On est loin de l'accident industriel, ces phases d'action restent limitées dans un titre qui met surtout en avant son histoire. Mais on sait qu'on va passer un sale quart d'heure dès qu'on voit le petit logo "Act" s'afficher dans la frise. Au-delà de ça, le budget serré de la réalisation technique se fait sentir un peu partout (clipping, modèles pas bien alignés avec le sol, seams réguliers, textures pauvrettes à certains endroits, etc.). Et c'est d'autant plus rageant que le reste du jeu est excellent, bien raconté et que la mise en scène s'autorise à de rares moments des jeux de caméra façon anime du plus bel effet.

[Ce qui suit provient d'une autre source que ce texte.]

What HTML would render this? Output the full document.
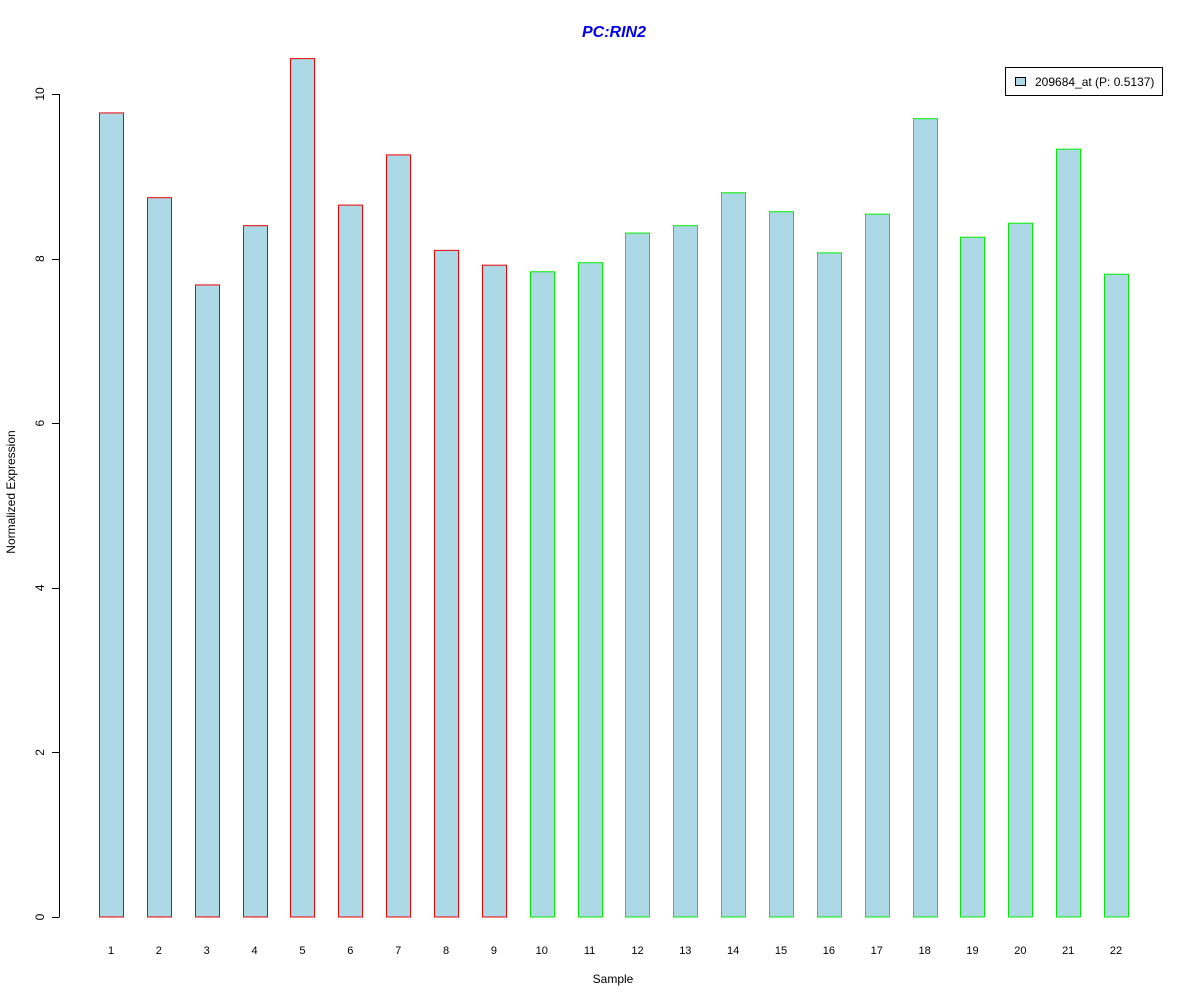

Du coup, on se demande s'il n'aurait pas été plus judicieux de réaliser le jeu uniquement en 2D. A côté de ça, le jeu se paye une bande originale de haute volée composée par Jun "No More Heroes" Fukuda et des doublages japonais excellentissimes. Des voix qui brillent encore plus lors des (trop) rares séquences de comédie musicale chantées en groupe. On ne peut par contre pas en dire autant des voix anglaises en deçà. La traduction française est elle de bonne facture avec des références urbaines très actuelles (mention spéciale au "je pense la question elle est vite répondue" sauvage en milieu de partie).
On ne peut pas faire plus clivant que World's End Club. Si vous y venez pour chercher un quelconque gameplay action un tant soi peu plaisant à jouer ou que vous êtes allergiques à la technique au rabais, circulez y'a rien à voir. Par contre, si vous êtes attirés par l'idée d'un road trip dans un Japon atypique piloté par une bande de gamins aux cheveux roses, ou que votre truc à vous, c'est les productions Kodaka (l'un n'empêche pas l'autre), vous serez surement aussi surpris que nous par le jeu. Il n'est pas parfait, mais c'est en tout cas l'un des rares titres vraiment originaux de cette année 2021 et rien que pour ça, il vaut le coup d'oeil.